▶ **WHAT TO PRODUCE**
Starting from the top of the material, restate each line exactly until the line that contains "const afiliacionValues = [28, 35, 26, 11];", which is also copied. Pictures are excluded.

▶ **EXTRACTED INFORMATION**
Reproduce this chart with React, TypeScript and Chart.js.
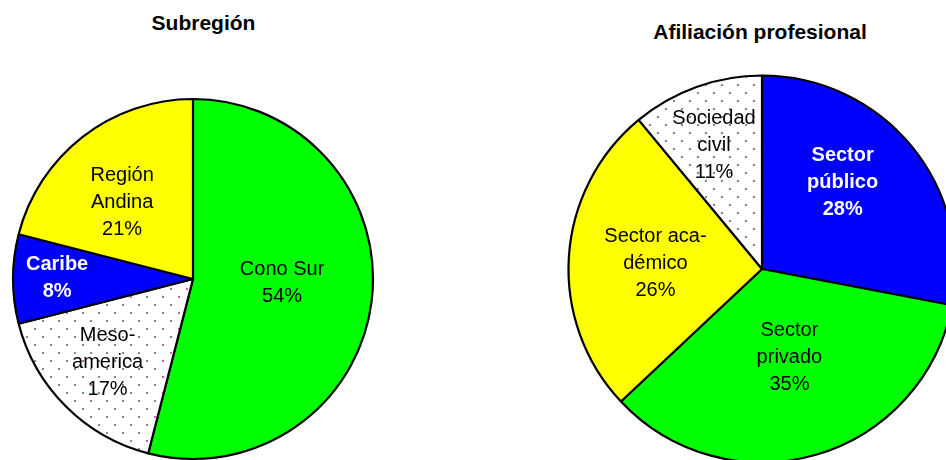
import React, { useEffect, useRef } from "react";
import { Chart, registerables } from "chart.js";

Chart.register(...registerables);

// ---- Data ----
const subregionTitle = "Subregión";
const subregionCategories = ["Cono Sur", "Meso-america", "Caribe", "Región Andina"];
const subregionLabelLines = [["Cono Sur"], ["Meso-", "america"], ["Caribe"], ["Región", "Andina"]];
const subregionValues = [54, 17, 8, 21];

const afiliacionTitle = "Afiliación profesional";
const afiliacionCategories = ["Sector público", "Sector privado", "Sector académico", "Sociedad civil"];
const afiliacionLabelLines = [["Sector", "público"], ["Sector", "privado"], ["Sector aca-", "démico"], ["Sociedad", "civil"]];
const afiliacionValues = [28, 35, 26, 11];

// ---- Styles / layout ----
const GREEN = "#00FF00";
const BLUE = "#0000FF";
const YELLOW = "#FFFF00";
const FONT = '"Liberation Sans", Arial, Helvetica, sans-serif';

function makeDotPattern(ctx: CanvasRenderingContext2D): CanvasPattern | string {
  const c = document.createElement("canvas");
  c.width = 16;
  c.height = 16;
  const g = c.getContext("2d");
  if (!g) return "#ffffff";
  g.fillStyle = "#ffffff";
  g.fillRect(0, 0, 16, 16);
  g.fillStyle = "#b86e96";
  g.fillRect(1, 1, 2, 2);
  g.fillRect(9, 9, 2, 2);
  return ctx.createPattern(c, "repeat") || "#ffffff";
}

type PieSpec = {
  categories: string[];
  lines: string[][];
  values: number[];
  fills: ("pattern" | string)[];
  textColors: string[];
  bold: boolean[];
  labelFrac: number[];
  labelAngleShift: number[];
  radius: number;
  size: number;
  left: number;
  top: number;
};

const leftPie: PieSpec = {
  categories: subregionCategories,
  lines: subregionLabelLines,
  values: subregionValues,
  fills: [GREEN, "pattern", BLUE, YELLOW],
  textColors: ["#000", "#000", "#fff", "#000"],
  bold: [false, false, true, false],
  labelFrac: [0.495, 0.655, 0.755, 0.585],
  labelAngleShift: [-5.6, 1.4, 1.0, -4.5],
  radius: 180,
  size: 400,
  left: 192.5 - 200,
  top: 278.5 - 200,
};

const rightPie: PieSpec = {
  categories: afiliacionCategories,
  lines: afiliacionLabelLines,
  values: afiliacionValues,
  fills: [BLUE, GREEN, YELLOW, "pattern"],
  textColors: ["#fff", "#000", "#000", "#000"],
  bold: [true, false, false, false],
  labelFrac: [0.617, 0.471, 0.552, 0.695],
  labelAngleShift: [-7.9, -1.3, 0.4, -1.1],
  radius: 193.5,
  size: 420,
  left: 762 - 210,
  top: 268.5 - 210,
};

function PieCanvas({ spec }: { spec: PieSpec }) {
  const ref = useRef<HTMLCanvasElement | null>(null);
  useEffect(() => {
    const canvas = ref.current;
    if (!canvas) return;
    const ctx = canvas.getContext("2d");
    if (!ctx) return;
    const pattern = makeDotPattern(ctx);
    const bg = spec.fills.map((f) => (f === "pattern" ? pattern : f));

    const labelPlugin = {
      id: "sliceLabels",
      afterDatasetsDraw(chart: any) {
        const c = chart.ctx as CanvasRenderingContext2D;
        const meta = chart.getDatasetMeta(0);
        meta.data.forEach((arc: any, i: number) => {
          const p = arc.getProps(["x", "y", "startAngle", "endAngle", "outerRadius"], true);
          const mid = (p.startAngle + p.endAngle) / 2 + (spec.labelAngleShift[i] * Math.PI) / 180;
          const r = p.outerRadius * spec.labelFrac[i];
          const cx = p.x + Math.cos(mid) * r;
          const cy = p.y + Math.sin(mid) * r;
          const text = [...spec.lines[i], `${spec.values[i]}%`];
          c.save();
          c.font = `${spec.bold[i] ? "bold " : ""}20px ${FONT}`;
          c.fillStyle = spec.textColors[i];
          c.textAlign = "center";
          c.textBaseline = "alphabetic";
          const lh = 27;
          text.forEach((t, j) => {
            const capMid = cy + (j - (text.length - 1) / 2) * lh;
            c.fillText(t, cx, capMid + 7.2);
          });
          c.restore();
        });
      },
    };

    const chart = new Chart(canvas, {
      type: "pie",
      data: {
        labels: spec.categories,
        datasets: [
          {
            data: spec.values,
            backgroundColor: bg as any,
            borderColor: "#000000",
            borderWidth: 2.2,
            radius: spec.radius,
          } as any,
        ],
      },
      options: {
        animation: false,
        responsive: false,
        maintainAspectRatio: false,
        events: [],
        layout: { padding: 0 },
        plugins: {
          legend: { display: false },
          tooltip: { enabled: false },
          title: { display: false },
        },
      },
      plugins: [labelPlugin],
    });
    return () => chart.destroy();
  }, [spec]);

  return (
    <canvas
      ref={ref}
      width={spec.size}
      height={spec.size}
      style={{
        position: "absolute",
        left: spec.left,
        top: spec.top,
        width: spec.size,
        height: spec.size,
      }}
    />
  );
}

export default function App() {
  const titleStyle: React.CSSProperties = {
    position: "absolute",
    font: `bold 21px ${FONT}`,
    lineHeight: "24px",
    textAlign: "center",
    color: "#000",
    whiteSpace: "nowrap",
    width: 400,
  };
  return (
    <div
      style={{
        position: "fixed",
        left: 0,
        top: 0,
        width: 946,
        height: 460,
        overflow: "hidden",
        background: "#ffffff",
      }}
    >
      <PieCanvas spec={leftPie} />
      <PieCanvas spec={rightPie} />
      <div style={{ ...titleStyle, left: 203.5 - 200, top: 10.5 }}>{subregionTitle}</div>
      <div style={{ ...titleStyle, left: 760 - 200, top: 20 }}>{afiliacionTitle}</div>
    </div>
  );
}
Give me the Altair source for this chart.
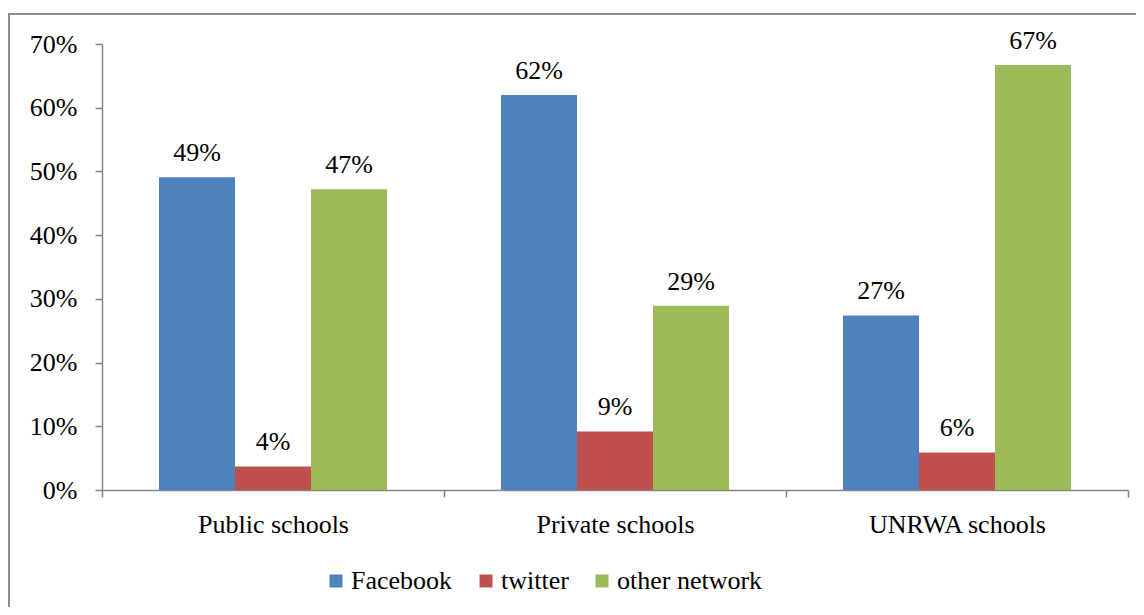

▶ **PROBLEM SOLUTION**
Reproduce this chart with React, TypeScript and Chart.js.
import React, { useEffect, useRef } from "react";
import { Chart, registerables } from "chart.js";

Chart.register(...registerables);

// ---- Data ----
const subregionTitle = "Subregión";
const subregionCategories = ["Cono Sur", "Meso-america", "Caribe", "Región Andina"];
const subregionLabelLines = [["Cono Sur"], ["Meso-", "america"], ["Caribe"], ["Región", "Andina"]];
const subregionValues = [54, 17, 8, 21];

const afiliacionTitle = "Afiliación profesional";
const afiliacionCategories = ["Sector público", "Sector privado", "Sector académico", "Sociedad civil"];
const afiliacionLabelLines = [["Sector", "público"], ["Sector", "privado"], ["Sector aca-", "démico"], ["Sociedad", "civil"]];
const afiliacionValues = [28, 35, 26, 11];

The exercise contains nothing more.